Abschussstellen im Untergrund erschweren die Ortung

Die Größe der Tunnel und das sich nach oben öffnende Tor lassen – trotz dass die Tunnelsysteme und das Waffenarsenal der Hisbollah bekannt sind – aufmerken. Denn das gezeigte Tor bringt der Hisbollah einen nennenswerten taktischen Vorteil: Es erlaubt ihr, verschiedene Arten von Raketen im Untergrund zu bewegen und sie von dort aus abzufeuern. Das macht es schwieriger für das israelische Militär, diese zu lokalisieren. Nach Angaben von Verteidigungsexperten sind die Tunnel meist so konstruiert, dass sie auch der Bombardierung eines Teilabschnitts – etwa an der Abschussstelle – standhalten.

Hassan Nasrallah, Hisbollah-Chef

Die Hisbollah besitze „Präzisions- und Nicht-Präzisionsraketen und Waffenfähigkeiten“, die Israel „mit einem Schicksal und einer Realität konfrontieren werden, die es sich nicht ausmalen kann“

Besorgniserregend seien weniger die im Video gezeigten normalen Raketenwerfer, so das Branchenmedium The War Zone. Sondern, dass die Hisbollah die Tunnel auch verwenden könnte, um sogenannte Fateh-110-Raketen abzuschießen. Die Rakete gilt als zielgenau und kann mit einer GPS-assistierten Steuerung ausgestattet sein. Damit seien der Hisbollah auch sehr präzise Luftschläge in Israel möglich.
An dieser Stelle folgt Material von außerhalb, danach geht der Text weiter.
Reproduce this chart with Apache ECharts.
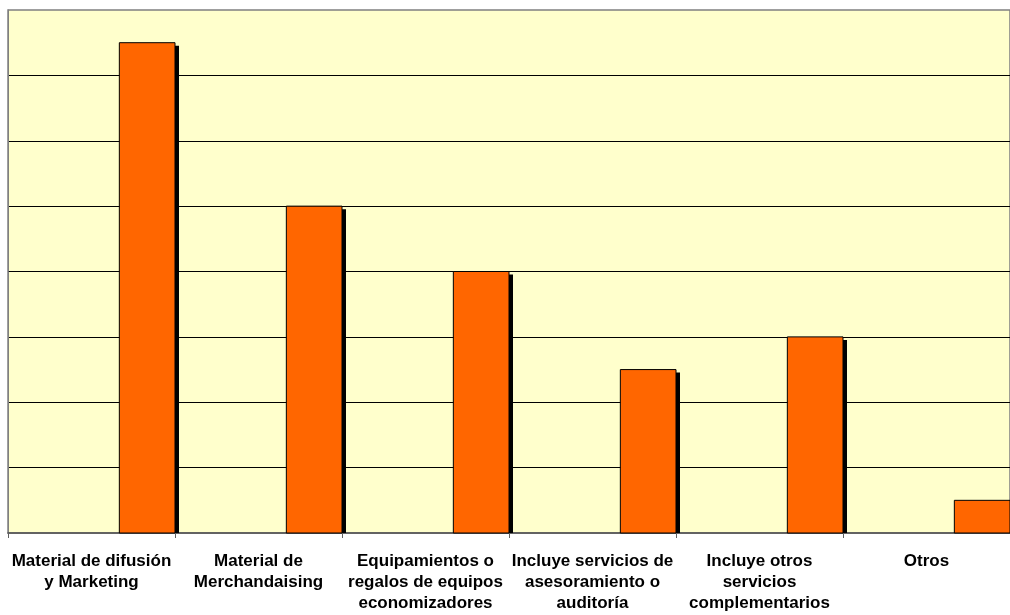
<!DOCTYPE html>
<html>
<head>
<meta charset="utf-8">
<script src="https://cdn.jsdelivr.net/npm/echarts@6/dist/echarts.min.js"></script>
<style>
html,body{margin:0;padding:0;background:#fff;}
#c{width:1010px;height:615px;}
</style>
</head>
<body>
<div id="c"></div>
<script>
var categories = [
  "Material de difusión\ny Marketing",
  "Material de\nMerchandaising",
  "Equipamientos o\nregalos de equipos\neconomizadores",
  "Incluye servicios de\nasesoramiento o\nauditoría",
  "Incluye otros\nservicios\ncomplementarios",
  "Otros"
];
var values = [7.5, 5, 4, 2.5, 3, 0.5];
var yMin = 0, yMax = 8, yStep = 1;

var seriesData = values.map(function (v, i) { return [i, v]; });

var chart = echarts.init(document.getElementById('c'), null, {renderer: 'canvas'});

function renderBar(params, api) {
  var idx = api.value(0);
  var base = api.coord([idx, 0]);
  var top = api.coord([idx, api.value(1)]);
  var band = api.size([1, 0])[0];
  var w = band / 3;
  var left = base[0] + band / 6;
  var h = base[1] - top[1];
  return {
    type: 'group',
    children: [
      {
        type: 'rect',
        shape: {x: left + 4, y: top[1] + 3, width: w, height: Math.max(h - 3, 0)},
        style: {fill: '#000000'}
      },
      {
        type: 'rect',
        shape: {x: left, y: top[1], width: w, height: h},
        style: {fill: '#FF6600', stroke: '#000000', lineWidth: 1}
      }
    ]
  };
}

chart.setOption({
  animation: false,
  backgroundColor: '#ffffff',
  grid: {
    left: 8, top: 10, right: -2, bottom: 82,
    show: true,
    backgroundColor: '#FFFFCC',
    borderColor: '#808080',
    borderWidth: 1.5
  },
  xAxis: {
    type: 'category',
    data: categories,
    boundaryGap: true,
    axisLine: {show: true, lineStyle: {color: '#505050', width: 1.5}},
    axisTick: {show: true, length: 5, lineStyle: {color: '#606060'}},
    axisLabel: {
      interval: 0,
      color: '#000000',
      fontFamily: 'Liberation Sans, Arial, sans-serif',
      fontWeight: 'bold',
      fontSize: 17,
      lineHeight: 21,
      margin: 18
    }
  },
  yAxis: {
    type: 'value',
    min: yMin, max: yMax, interval: yStep,
    axisLine: {show: true, lineStyle: {color: '#808080'}},
    axisTick: {show: false},
    axisLabel: {show: false},
    splitLine: {show: true, showMinLine: false, showMaxLine: false, lineStyle: {color: '#000000', width: 1}}
  },
  series: [
    {
      type: 'custom',
      renderItem: renderBar,
      encode: {x: 0, y: 1},
      data: seriesData,
      clip: false
    }
  ]
});
</script>
</body>
</html>
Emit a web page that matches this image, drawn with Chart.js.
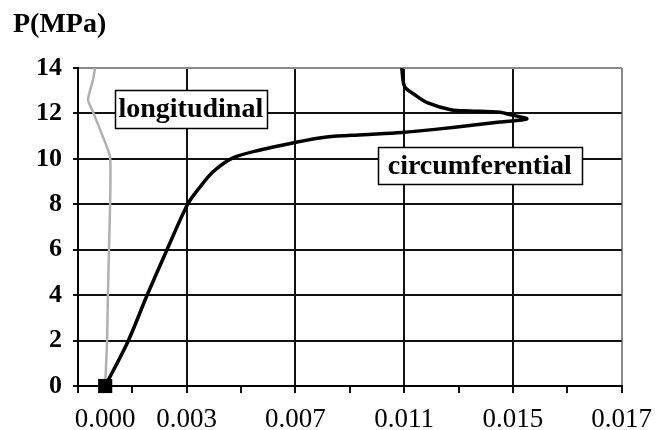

Raketen desselben Typs wurden laut The War Zone auch bei einem Angriff auf eine US-Militärbasis im Irak im Jahr 2022 eingesetzt. Der Angriff damals gilt als Vergeltungsschlag für die vorherige Tötung des Kommandeurs der Al-Quds-Einheit der iranischen Revolutionsgarden, Kassem Soleimani, durch die USA.

Laut The War Zone sind die Fateh-110-Raketen durch ihre wuchtige Form gut zu erkennen und dadurch schwer in offenem Gelände zu verstecken. Sollte die Hisbollah sie nun tatsächlich aus einem Tunnel abfeuern können, wären sie für Israel schwieriger zu orten und zu eliminieren.

Kritik an den Prioritäten der Hisbollah

Die Fähigkeit der Hisbollah, nun auch große Geschütze aus dem Untergrund heraus abschießen zu können, schlussfolgert The War Zone, sei wohl neu. Und gibt ebenso zu bedenken: Dass sich die Tunnel tatsächlich im Libanon befinden, wie in dem von der Hisbollah veröffentlichten Propagandavideo angegeben, könne nicht bestätigt werden. Es sei möglich, dass sie sich tatsächlich im Iran befinden. Darauf verwies auch der israelische Nachrichtendienst.

Außer Debatten über seine Tunnel-Kapazitäten anzuheizen, hatte das Propagandavideo einen weiteren Effekt: Online kritisieren Nutzer in den Sozialen Netzwerken nach Medienberichten das Video – und fragen, wieso die Hisbollah Kapazitäten für den Bau solcher Tunnelanlagen habe, aber nicht in der Lage sei, die von ihr kontrollierten Gebiete mit Strom und Wasser zu versorgen.